Commissioner Mike Kester was elected to the Board of Fire Commissioners in November, 2019.

Commissioner Kester grew up in the Spokane area and has a deep appreciation for just how fortunate we all are to live in this beautiful area. He believes that being involved in this community is not something to take lightly.

His background includes joining the United States Coast Guard (U.S.C.G) after high school and serving on a port firefighting boat doing search and rescue in Portland, Oregon.  After the Coast Guard, he attended the University of Montana earning a Bachelor’s Degree in Resource Management.  He then went on to work for the Montana Department of Fish, Wildlife, and Parks, serving in their Parks Department.

Spokane was the next step in his career. He  went to work for the Burlington Santa Fe Railroad and the next 22 years was spent as a conductor moving freight. Commissioner Kester  retired in 2010 after a workplace injury and now,  he and his wife enjoy making meals for World War II Veterans, helping out at the YMCA ,and providing meals for those in need.

“In the 25 years of being a resident of the Spokane Valley the professionalism of the SVFD has inspired me to take an active part in bettering our community. We have one of the best fire departments in the whole Pacific Northwest. My wife and I have 3 children and 5 grandchildren. I have dedicated my life to keeping them safe.  I want to apply that dedication to our community.  Keeping us all safe is a goal we should all aspire to in one way or another. Communication within the department and with the public is, and always will be one of my primary goals.”

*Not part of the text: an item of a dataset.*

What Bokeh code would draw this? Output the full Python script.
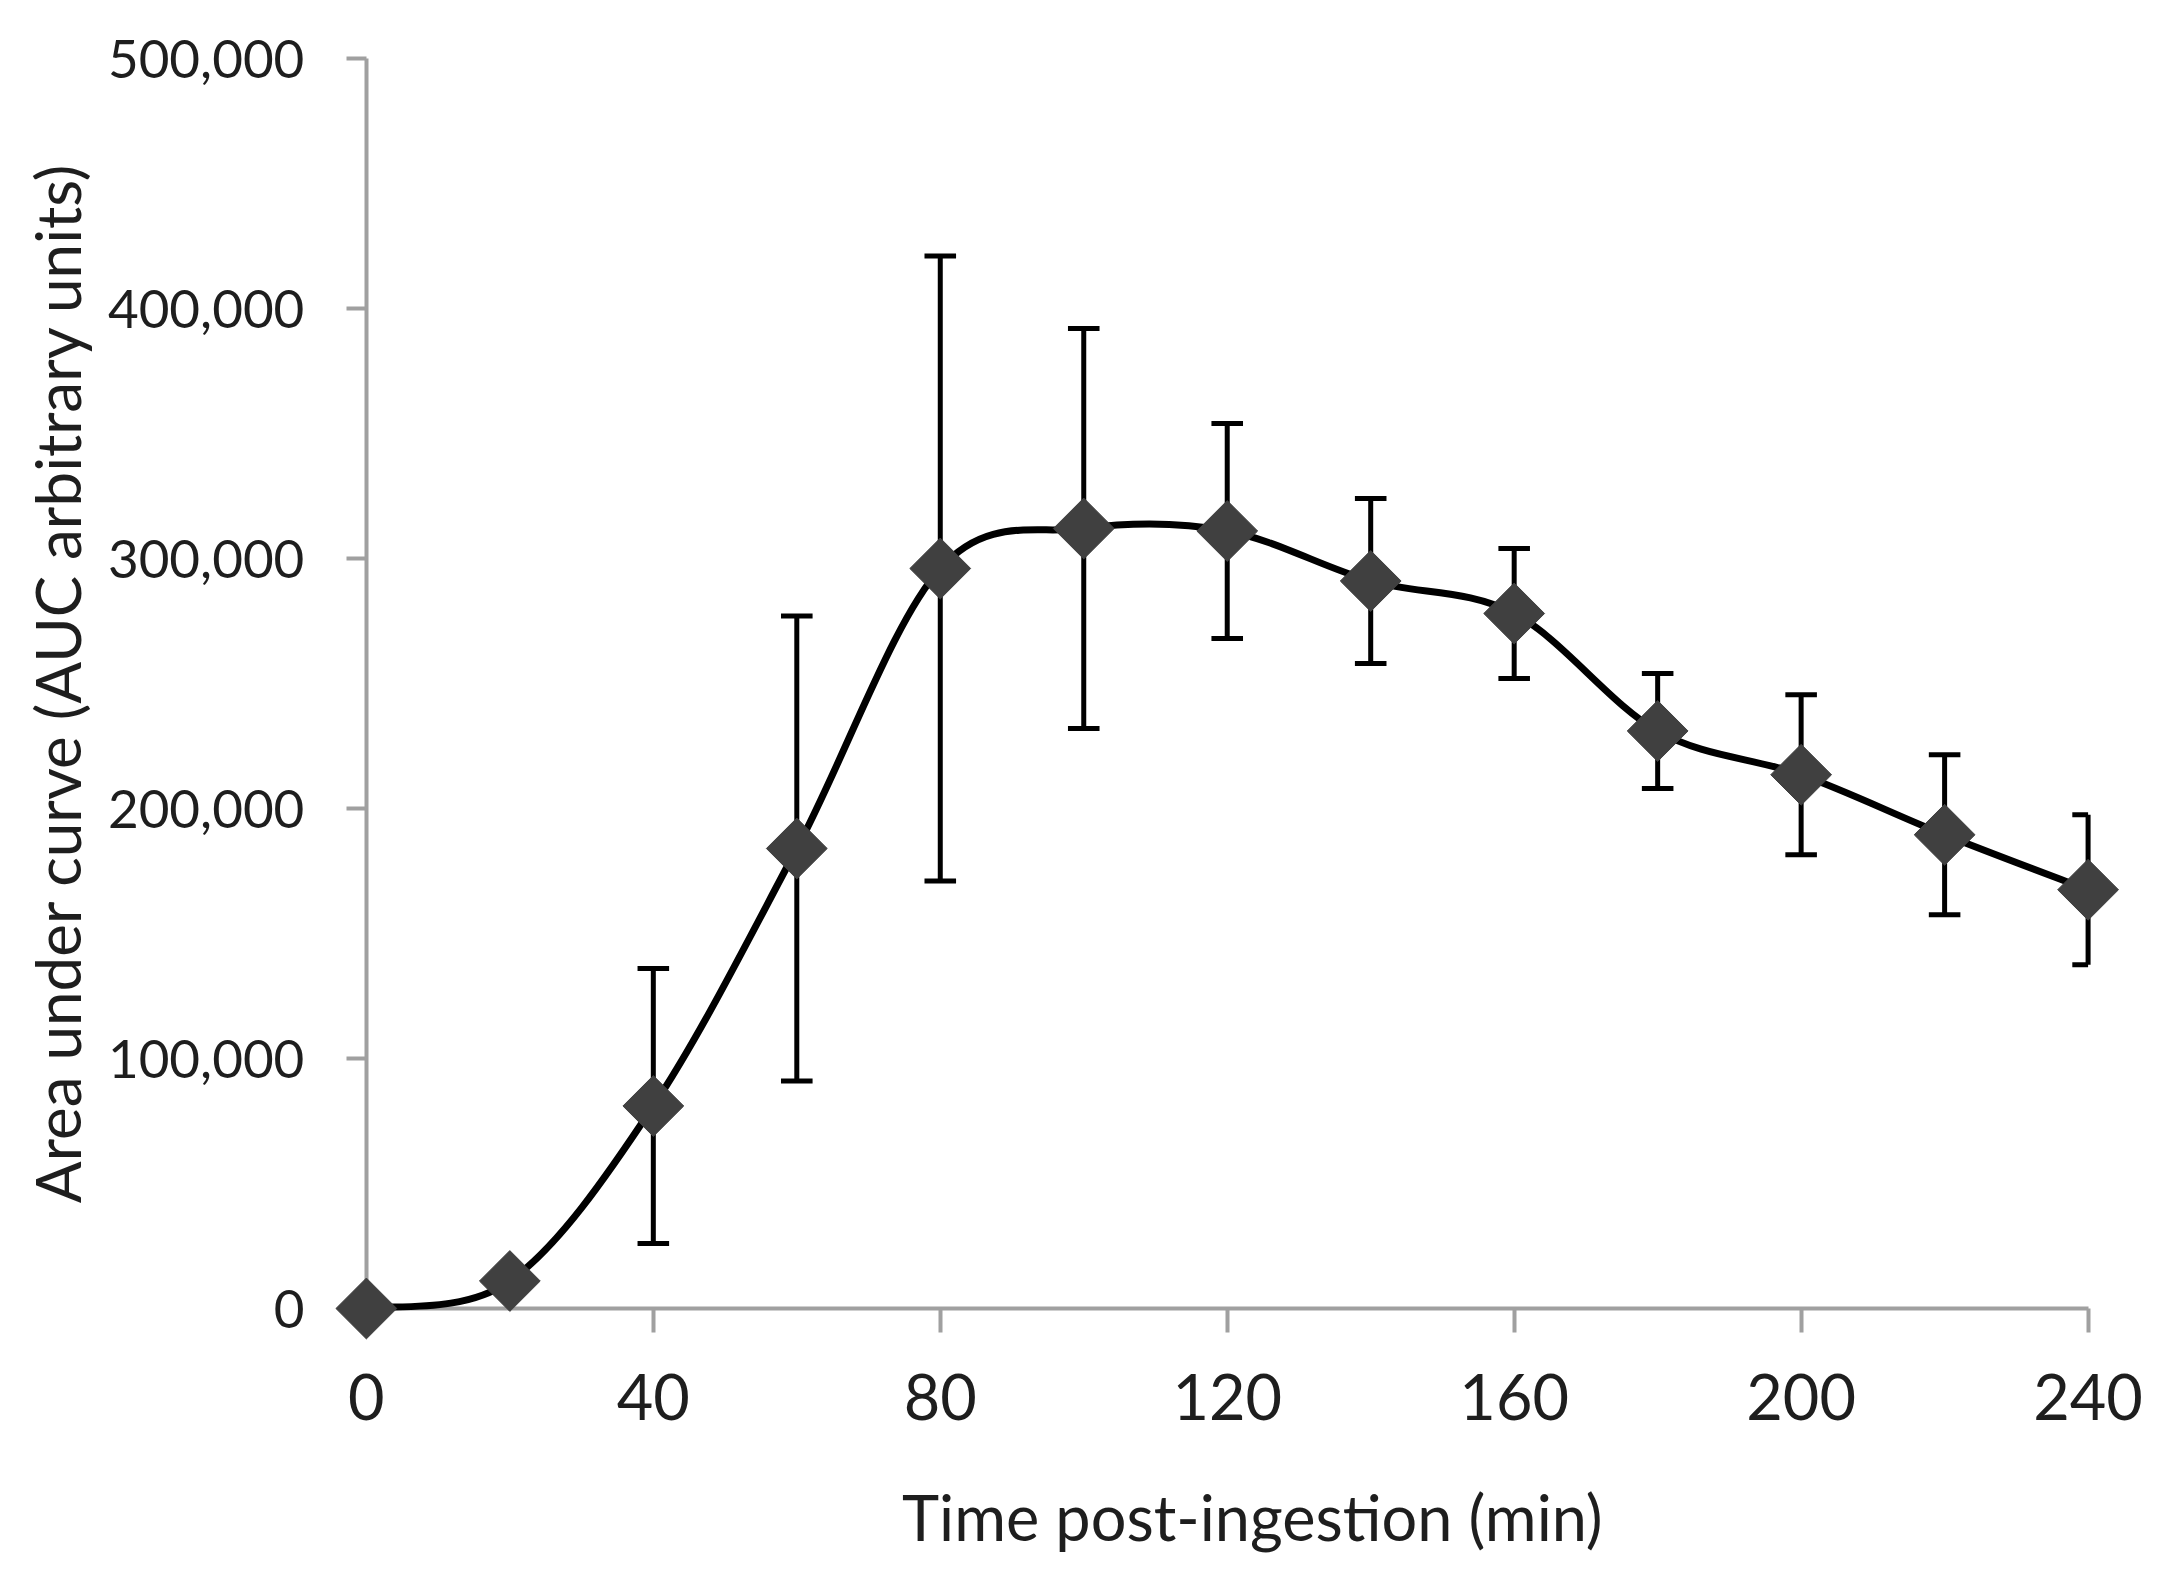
import numpy as np
from bokeh.plotting import figure
from bokeh.models import Range1d, FixedTicker, NumeralTickFormatter, ColumnDataSource, Label
from bokeh.embed import file_html
from bokeh.resources import INLINE

# ---- data ----
time_min = [0, 20, 40, 60, 80, 100, 120, 140, 160, 180, 200, 220, 240]
auc_mean = [0, 11000, 81000, 184000, 296000, 312000, 311000, 291000, 278000, 231000, 213500, 189500, 167500]
auc_err = [0, 0, 55000, 93000, 125000, 80000, 43000, 33000, 26000, 23000, 32000, 32000, 30000]
x_ticks = [0, 40, 80, 120, 160, 200, 240]
y_ticks = [0, 100000, 200000, 300000, 400000, 500000]
x_title = "Time post-ingestion (min)"
y_title = "Area under curve (AUC arbitrary units)"

FONT = "Lato"
X_MIN, X_MAX = 0, 240
Y_MIN, Y_MAX = 0, 500000

# frame covers the whole canvas; the axes sit at x=0 / y=0 inside it
p = figure(
    frame_width=2150, frame_height=1558,
    min_border_left=0, min_border_right=0, min_border_top=0, min_border_bottom=0,
    x_range=Range1d(-51.0, 248.7), y_range=Range1d(-100000, 523200),
    output_backend="svg", toolbar_location=None,
)
p.outline_line_color = None
p.xgrid.visible = False
p.ygrid.visible = False
p.background_fill_color = "white"
p.border_fill_color = "white"

for ax in (p.xaxis, p.yaxis):
    ax.fixed_location = 0
    ax.level = "underlay"
    ax.axis_line_color = "#a0a0a0"
    ax.axis_line_width = 4
    ax.major_tick_line_color = "#a0a0a0"
    ax.major_tick_line_width = 4
    ax.major_tick_in = 0
    ax.minor_tick_line_color = None
    ax.major_label_text_font = FONT
    ax.major_label_text_color = "#1e1e1e"

p.xaxis.bounds = (X_MIN, X_MAX)
p.yaxis.bounds = (Y_MIN, Y_MAX)
p.xaxis.ticker = FixedTicker(ticks=x_ticks)
p.yaxis.ticker = FixedTicker(ticks=y_ticks)
p.yaxis.formatter = NumeralTickFormatter(format="0,0")
p.xaxis.major_tick_out = 24
p.yaxis.major_tick_out = 20
p.xaxis.major_label_text_font_size = "63px"
p.yaxis.major_label_text_font_size = "53px"
p.xaxis.major_label_standoff = 41
p.yaxis.major_label_standoff = 42

# axis titles
p.add_layout(Label(x=123.5, y=-83000, text=x_title, text_font=FONT, text_font_size="63px",
                   text_color="#1e1e1e", text_align="center", text_baseline="middle"))
p.add_layout(Label(x=-43.1, y=250400, text=y_title, text_font=FONT, text_font_size="62px",
                   text_color="#1e1e1e", text_align="center", text_baseline="middle",
                   angle=np.pi / 2))

# ---- error bars ----
t = np.array(time_min, dtype=float)
m = np.array(auc_mean, dtype=float)
e = np.array(auc_err, dtype=float)
cap_half = 2.2  # x data units (~16 px)
has = e > 0
p.segment(x0=t[has], y0=(m - e)[has], x1=t[has], y1=(m + e)[has], line_color="black", line_width=5)
cx0 = np.maximum(t - cap_half, X_MIN)[has]
cx1 = np.minimum(t + cap_half, X_MAX)[has]
p.segment(x0=cx0, y0=(m + e)[has], x1=cx1, y1=(m + e)[has], line_color="black", line_width=5)
p.segment(x0=cx0, y0=(m - e)[has], x1=cx1, y1=(m - e)[has], line_color="black", line_width=5)

# ---- smoothed line (Catmull-Rom -> cubic Bezier through the data points) ----
n = len(t)
i0 = np.arange(n - 1)
i1 = i0 + 1
prev_i = np.clip(i0 - 1, 0, n - 1)
next_i = np.clip(i0 + 2, 0, n - 1)
bz = dict(
    x0=t[i0], y0=m[i0], x1=t[i1], y1=m[i1],
    cx0=t[i0] + (t[i1] - t[prev_i]) / 6.0, cy0=m[i0] + (m[i1] - m[prev_i]) / 6.0,
    cx1=t[i1] - (t[next_i] - t[i0]) / 6.0, cy1=m[i1] - (m[next_i] - m[i0]) / 6.0,
)
p.bezier(source=ColumnDataSource(bz), x0="x0", y0="y0", x1="x1", y1="y1",
         cx0="cx0", cy0="cy0", cx1="cx1", cy1="cy1", line_color="black", line_width=7)

# ---- markers ----
p.scatter(t, m, marker="square", size=43, angle=np.pi / 4, fill_color="#404040",
          line_color="#404040", line_width=1)

open("out.html", "w").write(file_html(p, INLINE))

Commissioner John Guarisco

Board Member since: August 27, 2018
Current six year term expires: December 31, 2027

Commissioner Guarisco was appointed to the Board of Fire Commissioners in August 2018 to fill an unexpired term and has served continuously since that time. Commissioner Guarisco founded Marjoni Marketing in 2004 and in 2010 merged with MDI marketing. He then pursued Real Estate, earning his license and now, currently serves the greater Spokane area as a licensed Realtor. He has long been active in the community and has won numerous awards during his career including the Volunteer of the Year (2014) and the Community Caring Award (2010) from the Greater Spokane Valley Chamber of Commerce.  He is a member of the Greater Spokane Valley Rotary Club and holds an AA degree from Spokane Falls Community College.

Note: As the individual appointed to this non-partisan position, Commissioner Guarisco was elected by voters in November 2019.

Commissioner Bill Anderson

Board Member since: January 1, 2000
Current six year term expires: December 31, 2023

Commissioner Anderson served our community as a Spokane Valley Fire Department firefighter for 29 years. Throughout his career, he worked as a firefighter, dispatcher and engineer before he was promoted and became an officer. He was Station Captain of Millwood Station 2 when he retired in 1999. During his years as firefighter, he was an active leader of Spokane Valley Firefighters Local 876 and served as a trustee on the Washington State Council of Firefighters for 25 years.

“It’s important to me that we continue the good service we’ve always given the people. We’ve accomplished a lot and are pulling in the same direction to get better. I’m very proud of the Spokane Valley Fire Department.”

Commissioner Brian Asmus

Board Member Since: June 14, 2021
Current term expires: 

Commissioner Brian Asmus was appointed to the Spokane Valley Fire Department Board of Fire Commissioners in 2021.

Commissioner Asmus is the former Liberty Lake Police Chief and current Director of Safety and Security at Central Valley School District (CVSD).

“Brian Asmus brings extensive Public Safety leadership experience, and a long history of being actively engaged in his community to his new role as a SVFD Commissioner,” said SVFD Fire Chief, Bryan Collins. “During his time as a Police Chief, Brian interacted with SVFD firefighters and administrators on a regular basis, making him very familiar with our structure, standing within our communities, as well as with many of our current SVFD board members and personnel. Brian’s experience working and collaborating on regional issues aligns nicely with SVFD’s philosophy and will help us continue to be a catalyst for local and regional excellence and innovation.”